Of all the lines in the material, how many include the word "this"? Give only the number.

··········

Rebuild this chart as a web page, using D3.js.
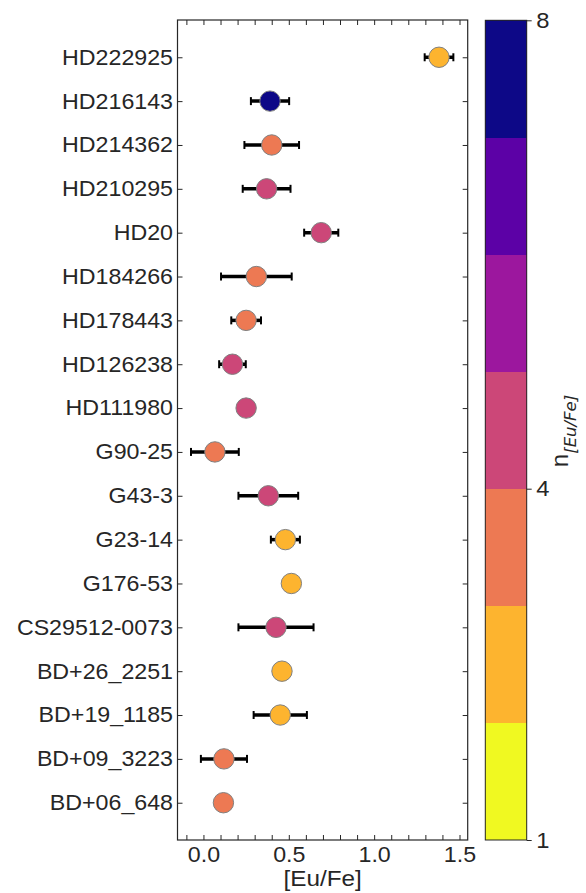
<!DOCTYPE html>
<html>
<head>
<meta charset="utf-8">
<script src="https://cdn.jsdelivr.net/npm/d3@7"></script>
<style>
  html, body { margin: 0; padding: 0; background: #fff; }
  svg { display: block; font-family: "Liberation Sans", Arial, sans-serif; }
</style>
</head>
<body>
<svg id="chart" width="586" height="893"></svg>
<script>
// ---------------- data ----------------
const stars = ["HD222925","HD216143","HD214362","HD210295","HD20","HD184266","HD178443","HD126238","HD111980","G90-25","G43-3","G23-14","G176-53","CS29512-0073","BD+26_2251","BD+19_1185","BD+09_3223","BD+06_648"];
const euFe  = [1.38, 0.39, 0.40, 0.37, 0.69, 0.31, 0.25, 0.17, 0.25, 0.067, 0.38, 0.48, 0.515, 0.425, 0.46, 0.45, 0.12, 0.117];
const euErr = [0.084, 0.112, 0.16, 0.14, 0.10, 0.207, 0.087, 0.078, 0, 0.14, 0.175, 0.085, 0, 0.22, 0, 0.156, 0.135, 0];
const nEu   = [2, 7, 3, 4, 4, 3, 3, 4, 4, 3, 4, 2, 2, 4, 2, 2, 3, 3];
const xTickValues = [-0.1,0.0,0.1,0.2,0.3,0.4,0.5,0.6,0.7,0.8,0.9,1.0,1.1,1.2,1.3,1.4,1.5];
const xTickLabels = [0.0, 0.5, 1.0, 1.5];
const cbarTicks = [1, 4, 8];
const cbarBounds = [1, 2, 3, 4, 5, 6, 7, 8];

// ---------------- style ----------------
// discrete plasma (reversed): band [k,k+1) -> colour
const palette = ["#f0f921","#fdb42f","#ed7953","#cc4778","#9c179e","#5c01a6","#0d0887"];
const ink = "#262626";
const stretchX = 1.08;

const svg = d3.select("#chart");
const plot = {left: 177.5, right: 467.7, top: 20, bottom: 840};
const cbar = {left: 485.3, right: 526.7, top: 20.3, bottom: 840};

const x = d3.scaleLinear().domain([-0.152, 1.548]).range([plot.left, plot.right]);
const y = d3.scaleLinear().domain([-0.85, stars.length - 1 + 0.85]).range([plot.top, plot.bottom]);
const cy = d3.scaleLinear().domain([1, 8]).range([cbar.bottom, cbar.top]);
const colorOf = n => palette[Math.min(Math.max(Math.floor(n) - 1, 0), palette.length - 1)];

function stretch(sel) {
  sel.each(function() {
    const t = d3.select(this);
    const tx = +t.attr("x") || 0;
    t.attr("x", 0).attr("transform", `translate(${tx},0) scale(${stretchX},1)`);
  });
}
function styleAxis(g, fs) {
  g.select(".domain").remove();
  g.selectAll(".tick line").attr("stroke", ink).attr("stroke-width", 1);
  g.selectAll(".tick text").attr("fill", ink).attr("font-size", fs)
    .attr("font-family", '"Liberation Sans", Arial, sans-serif');
}

// ---------------- axes ----------------
const idx = d3.range(stars.length);
const gL = svg.append("g").attr("transform", `translate(${plot.left},0)`)
  .call(d3.axisLeft(y).tickValues(idx).tickFormat(i => stars[i]).tickSize(-5).tickPadding(4.5));
styleAxis(gL, 21.5); stretch(gL.selectAll(".tick text"));

const gR = svg.append("g").attr("transform", `translate(${plot.right},0)`)
  .call(d3.axisRight(y).tickValues(idx).tickFormat("").tickSize(-5));
styleAxis(gR, 0);

const fmtX = v => xTickLabels.some(t => Math.abs(t - v) < 1e-9) ? d3.format(".1f")(v) : "";
const gB = svg.append("g").attr("transform", `translate(0,${plot.bottom})`)
  .call(d3.axisBottom(x).tickValues(xTickValues).tickFormat(fmtX).tickSize(-5).tickPadding(7));
styleAxis(gB, 21.5); stretch(gB.selectAll(".tick text"));

const gT = svg.append("g").attr("transform", `translate(0,${plot.top})`)
  .call(d3.axisTop(x).tickValues(xTickValues).tickFormat("").tickSize(-5));
styleAxis(gT, 0);

// ---------------- error bars ----------------
const rows = idx.map(i => ({name: stars[i], v: euFe[i], e: euErr[i], n: nEu[i], i}));
const eb = svg.append("g");
rows.filter(d => d.e > 0).forEach(d => {
  eb.append("line").attr("x1", x(d.v - d.e)).attr("x2", x(d.v + d.e))
    .attr("y1", y(d.i)).attr("y2", y(d.i)).attr("stroke", "#000").attr("stroke-width", 3.5);
  [d.v - d.e, d.v + d.e].forEach(c => {
    eb.append("line").attr("x1", x(c)).attr("x2", x(c))
      .attr("y1", y(d.i) - 4).attr("y2", y(d.i) + 4).attr("stroke", "#000").attr("stroke-width", 2);
  });
});

// ---------------- points ----------------
svg.append("g").selectAll("circle").data(rows).join("circle")
  .attr("cx", d => x(d.v)).attr("cy", d => y(d.i)).attr("r", 10.2)
  .attr("fill", d => colorOf(d.n)).attr("stroke", "#808080").attr("stroke-width", 1);

// ---------------- frame ----------------
svg.append("rect").attr("x", plot.left).attr("y", plot.top)
  .attr("width", plot.right - plot.left).attr("height", plot.bottom - plot.top)
  .attr("fill", "none").attr("stroke", ink).attr("stroke-width", 1.2);

// x label
svg.append("text").attr("transform", `translate(${(plot.left + plot.right) / 2},886) scale(${stretchX},1)`)
  .attr("text-anchor", "middle").attr("font-size", 22.5).attr("fill", ink).text("[Eu/Fe]");

// ---------------- colorbar ----------------
const bands = cbarBounds.slice(0, -1).map((b, k) => ({lo: b, hi: cbarBounds[k + 1]}));
svg.append("g").selectAll("rect").data(bands).join("rect")
  .attr("x", cbar.left).attr("width", cbar.right - cbar.left)
  .attr("y", d => cy(d.hi)).attr("height", d => cy(d.lo) - cy(d.hi) + 0.3)
  .attr("fill", d => colorOf(d.lo)).attr("shape-rendering", "crispEdges");
svg.append("rect").attr("x", cbar.left).attr("y", cbar.top)
  .attr("width", cbar.right - cbar.left).attr("height", cbar.bottom - cbar.top)
  .attr("fill", "none").attr("stroke", ink).attr("stroke-width", 1);

const gC = svg.append("g").attr("transform", `translate(${cbar.right},0)`)
  .call(d3.axisRight(cy).tickValues(cbarTicks).tickFormat(d3.format("d")).tickSize(5).tickPadding(4.5));
styleAxis(gC, 22); stretch(gC.selectAll(".tick text"));

// colorbar label  n_[Eu/Fe]
const lab = svg.append("text").attr("transform", "translate(568,431) rotate(-90)")
  .attr("text-anchor", "middle").attr("fill", ink);
lab.append("tspan").attr("font-size", 24).text("n");
lab.append("tspan").attr("font-size", 16.5).attr("font-style", "italic")
  .attr("font-family", '"DejaVu Sans", sans-serif').attr("dy", 8).text("[Eu/Fe]");
</script>
</body>
</html>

··········

§ Expected answer
2